There are many design issues which you should discuss in your project description. One such issue to consider might be how the information contained in the policy files will be loaded into the kernel. This can be done directly by the kernel code, or a helper program can be created in userland to assist. Another issue to consider is how actually implement the changes you are being asked to make (kernel module or direct modification of the source code). Please discuss your design decision in your project documentation. We don't ask you to consider the question of how such a policy should be designed, which will be critical in real life. We also don't ask you to describe mechanisms on how the policy file will get loaded. The papers in the references section of this handout describe some possibilities. Note that there are similar programs available on the net, and some functionality we ask you to develop might already exist in the linux distribution. You are NOT permitted to simply turn those in :-)
You will need to turn in all of your code, testing, and documentation using UMBC's blackboard system. In particular, turn in the tar/gzipped version of a patch to your modified kernel, any userspace programs which support your kernel modifications, your test cases/results, and your readme file.
The project is due by 11:59PM on December 14, 2004. In addition, your design documentation is due by 11:59 PM on Nov 8, 2004. Here are the guidelines for the design document. You are, of course, welcome to visit either the faculty or TA office hours for help. As usual, one of the first things we'll ask for is your design documentation. You may make changes to your design before your turn in the project. However, the design portion of your grade will depend heavily on the design document you hand in on Nov 8, 2004.

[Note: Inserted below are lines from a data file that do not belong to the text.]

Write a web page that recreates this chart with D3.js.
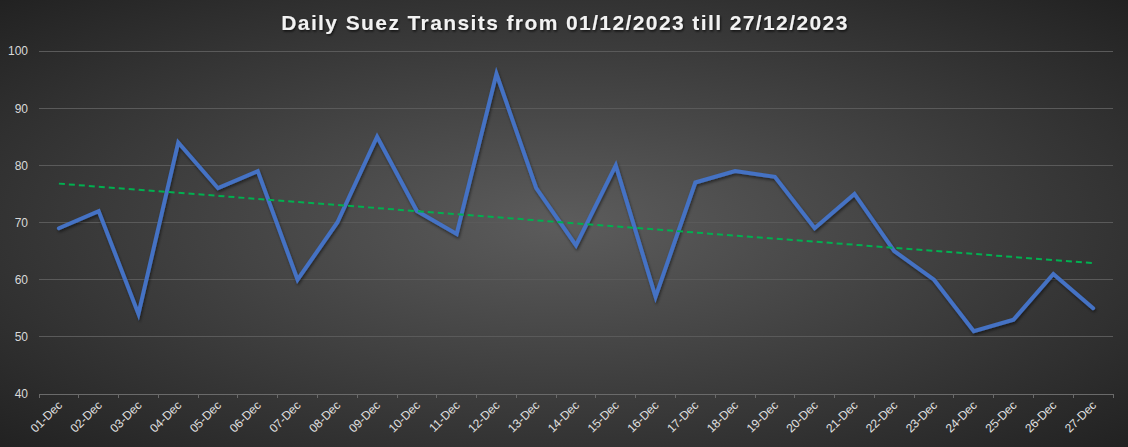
<!DOCTYPE html>
<html><head><meta charset="utf-8">
<script src="https://cdn.jsdelivr.net/npm/d3@7"></script>
<style>html,body{margin:0;padding:0;background:#333;}svg{display:block;}</style>
</head><body>
<svg id="chart" width="1128" height="447"></svg>
<script>
const categories = ["01-Dec","02-Dec","03-Dec","04-Dec","05-Dec","06-Dec","07-Dec","08-Dec","09-Dec","10-Dec","11-Dec","12-Dec","13-Dec","14-Dec","15-Dec","16-Dec","17-Dec","18-Dec","19-Dec","20-Dec","21-Dec","22-Dec","23-Dec","24-Dec","25-Dec","26-Dec","27-Dec"];
const transits = [69,72,54,84,76,79,60,70,85,72,68,96,76,66,80,57,77,79,78,69,75,65,60,51,53,61,55];
const trendCategories = ["01-Dec","27-Dec"];
const trendValues = [76.8, 62.9];
const yTicks = [40,50,60,70,80,90,100];
const titleText = "Daily Suez Transits from 01/12/2023 till 27/12/2023";

(function(){
const W = 1128, H = 447;
const svg = d3.select("#chart");
const defs = svg.append("defs");
const grad = defs.append("radialGradient").attr("id","bg").attr("cx","50%").attr("cy","50%").attr("r","75%");
grad.append("stop").attr("offset","0%").attr("stop-color","#5c5c5c");
grad.append("stop").attr("offset","100%").attr("stop-color","#1e1e1e");
const sh = defs.append("filter").attr("id","shadow").attr("x","-10%").attr("y","-10%").attr("width","120%").attr("height","130%");
sh.append("feDropShadow").attr("dx",1).attr("dy",2).attr("stdDeviation",1.5).attr("flood-color","#000").attr("flood-opacity",0.5);
const tsh = defs.append("filter").attr("id","tshadow").attr("x","-5%").attr("y","-30%").attr("width","110%").attr("height","160%");
tsh.append("feDropShadow").attr("dx",1).attr("dy",1.5).attr("stdDeviation",1).attr("flood-color","#000").attr("flood-opacity",0.7);

svg.append("rect").attr("width",W).attr("height",H).attr("fill","url(#bg)");

const mL = 39, mR = 1113, mT = 51, mB = 394;
const x = d3.scaleBand().domain(categories).range([mL,mR]).paddingInner(0).paddingOuter(0);
const y = d3.scaleLinear().domain([40,100]).range([mB,mT]);
const cx = c => x(c) + x.bandwidth()/2;

svg.append("g").selectAll("line").data(yTicks.filter(t=>t>40)).join("line")
  .attr("x1",mL).attr("x2",mR).attr("y1",d=>y(d)).attr("y2",d=>y(d))
  .attr("stroke","#5a5a5a").attr("stroke-width",1).attr("shape-rendering","crispEdges");

const yAxis = d3.axisLeft(y).tickValues(yTicks).tickSize(0).tickPadding(11);
const yg = svg.append("g").attr("transform",`translate(${mL},0)`).call(yAxis);
yg.select(".domain").remove();
yg.selectAll("text").attr("fill","#d9d9d9").style("font-family","'Liberation Sans',Arial,sans-serif").style("font-size","12px");

const boundaries = categories.map(c=>x(c)).concat([mR]);
const xg = svg.append("g");
xg.append("line").attr("x1",mL).attr("x2",mR).attr("y1",mB).attr("y2",mB)
  .attr("stroke","#6a6a6a").attr("stroke-width",1).attr("shape-rendering","crispEdges");
xg.selectAll("line.tk").data(boundaries).join("line").attr("class","tk")
  .attr("x1",d=>d).attr("x2",d=>d).attr("y1",mB).attr("y2",mB+4)
  .attr("stroke","#6a6a6a").attr("shape-rendering","crispEdges");
const xAxis = d3.axisBottom(x).tickSize(0).tickPadding(0);
const xa = svg.append("g").attr("transform",`translate(0,${mB})`).call(xAxis);
xa.select(".domain").remove();
xa.selectAll("text")
  .attr("fill","#e0e0e0").style("font-family","'Liberation Sans',Arial,sans-serif").style("font-size","12px")
  .attr("text-anchor","end").attr("dy","0")
  .attr("transform","translate(4,12) rotate(-45)");

const line = d3.line().x((d,i)=>cx(categories[i])).y(d=>y(d));
svg.append("path").datum(transits).attr("d",line)
  .attr("fill","none").attr("stroke","#4472C4").attr("stroke-width",4)
  .attr("stroke-linejoin","miter").attr("stroke-linecap","round").attr("filter","url(#shadow)");

svg.append("path").datum(trendValues)
  .attr("d",d3.line().x((d,i)=>cx(trendCategories[i])).y(d=>y(d)))
  .attr("fill","none").attr("stroke","#00B050").attr("stroke-width",2).attr("stroke-dasharray","6,4");

svg.append("text").attr("x",565).attr("y",30).attr("text-anchor","middle")
  .attr("fill","#f2f2f2").style("font-family","'Liberation Sans',Arial,sans-serif")
  .style("font-size","21px").style("font-weight","bold").style("letter-spacing","1.4px")
  .attr("filter","url(#tshadow)").text(titleText);
})();
</script>
</body></html>
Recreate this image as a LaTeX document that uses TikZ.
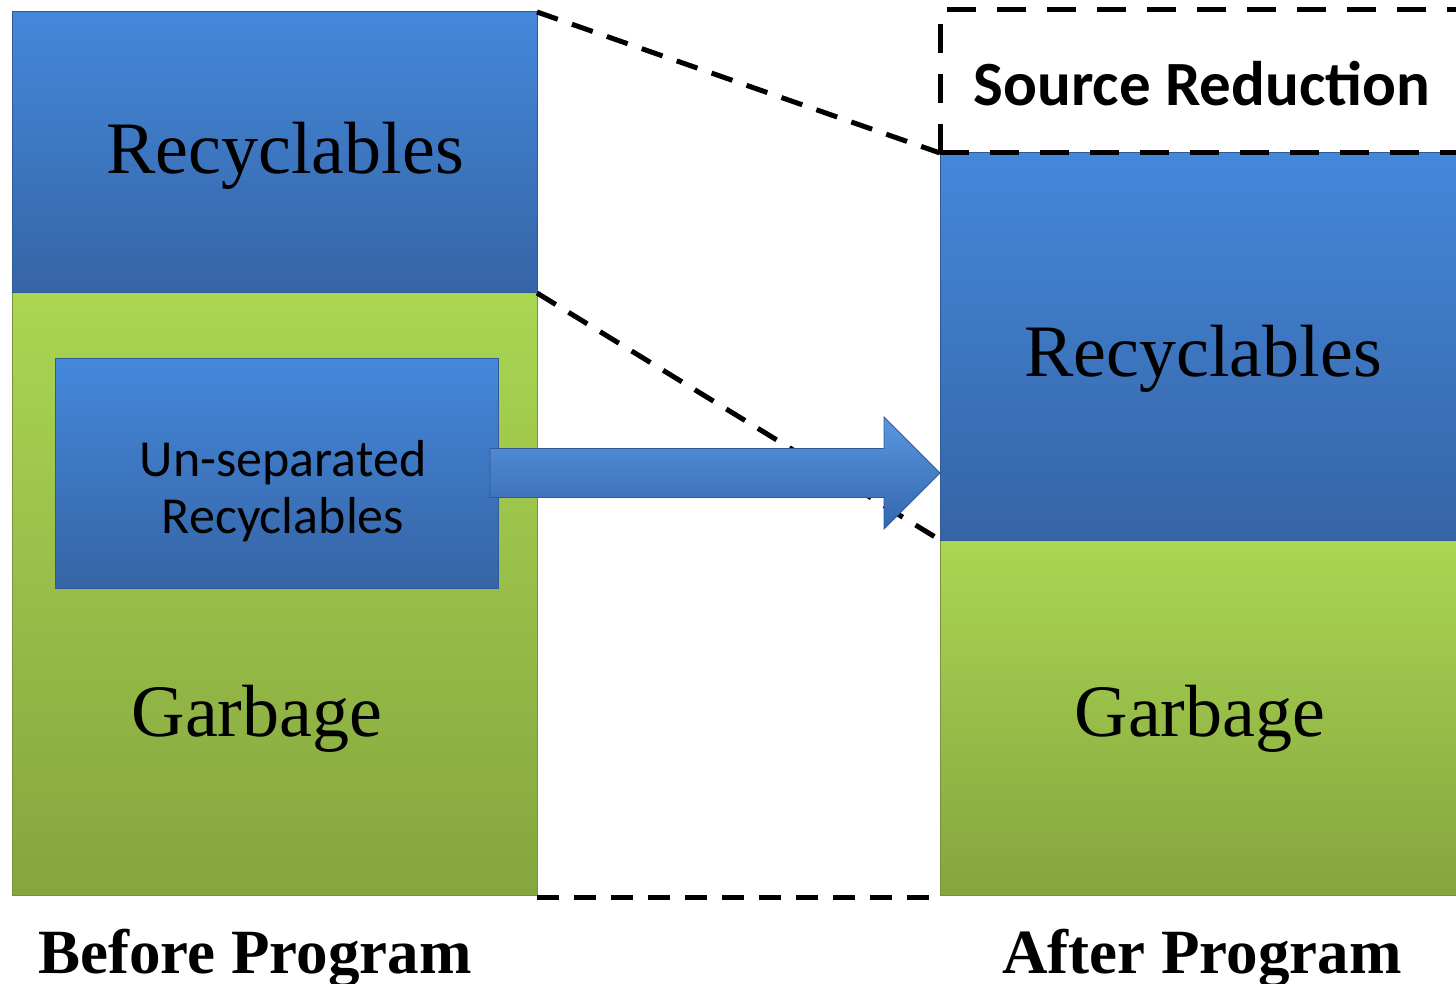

Your design documentation should be around five to six pages for a project of this size. It should include the basic design of your software (what module(s) will you write, where will you make changes to the kernel, what data structures you will use, how policy information will be communicated to your kernel code, etc.), a timeline, as well as details on the testing that you plan to do to ensure that your code works.
You are allowed to discuss ideas your classmates. No code exchange is allowed. If you use any external sources (like the Internet) you must cite them. You should also cite any discussions with other students, faculty, or anyone else who helped you in any way whatsoever. Academic dishonesty will be sternly dealt with.
The intent of the grading for the project is not to differentiate among those students who do a careful design and implementation of the assignments. Rather, the grading helps us identify those students who (i) don't do the assignments or (ii) don't think carefully about the design, and therefore end up with a messy and over-complicated solution.
Remember that you can't pass this course without at least making a serious attempt at each of the assignments. The grading is skewed so that you will get substantial credit -- even if your implementation doesn't completely work -- provided your design is logical and easy to understand. This means that you should first strive to come up with a clean design of your project on paper. Second, don't try to add fancy features because someone else is!
The grading for the project will be as follows: 30% design, 70% implementation. We have structured the grading in this way to encourage you to think through your solution before you start coding. If all you do is to work out a detailed design for what you would do to address the assignment (and if the design would work!), but you write no code, you will still get almost a third of the credit for the assignment. The implementation portion of the grade considers whether you implemented your design, ran reasonable test cases, and provided documentation that the TA could understand. Part of being a good computer scientist is coming up with simple designs and easy to understand code; a solution which works isn't necessarily the best that you can do. Thus, part of the design and implementation grade will be based on whether your solution is elegant, simple, and easy to understand.